I've had people phish for my email then hit that with some bullshitpowershellladendoucument.pdf.docx crap, but sending it directly in the IM?

Bold strategy cotton, let's see if it pays off.

burnteyesterday at 9:17 PM

I haven't been phished like this but I've certainly had fraudsters try to con me into meetings or schemes, etc.

coiptoday at 1:40 AM

It’s been this bad for a little while, iirc have seen a few of these pop up over the last few years. And that’s just for the few someone’s caught/documented

quietsegfaulttoday at 12:30 AM

I recently went through an interview—o-thon and got a couple obvious scammers. I hope it’s because it’s more prevalent, and not because I seem stupid enough to fall for it!

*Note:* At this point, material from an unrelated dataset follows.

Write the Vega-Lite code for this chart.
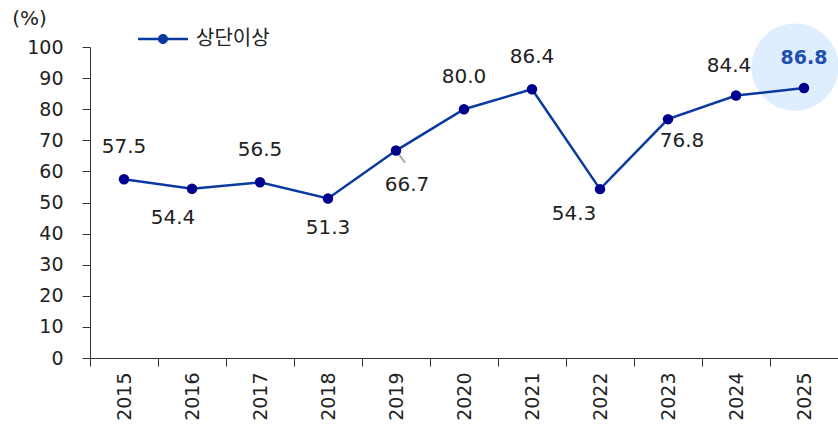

citizenpaulyesterday at 10:53 PM

I'm not. I call it identitythiefresourcecenter.com or its shorter name freecriminalresource.com

I hate how normalized it became for "HR" to require you having a LI page for a job. I don't think its as bad now but for a while it was essentially not possible to get a job without putting all your personal info on linkedin.

cyanydeezyesterday at 9:00 PM

surprise is unwarranted as linkedin enshittifies. This type of thing is exactly what happens when neither the user of the service, nor the third party commercial interests are being served by the commercial enterprise. It's a vacuum that scams enter into.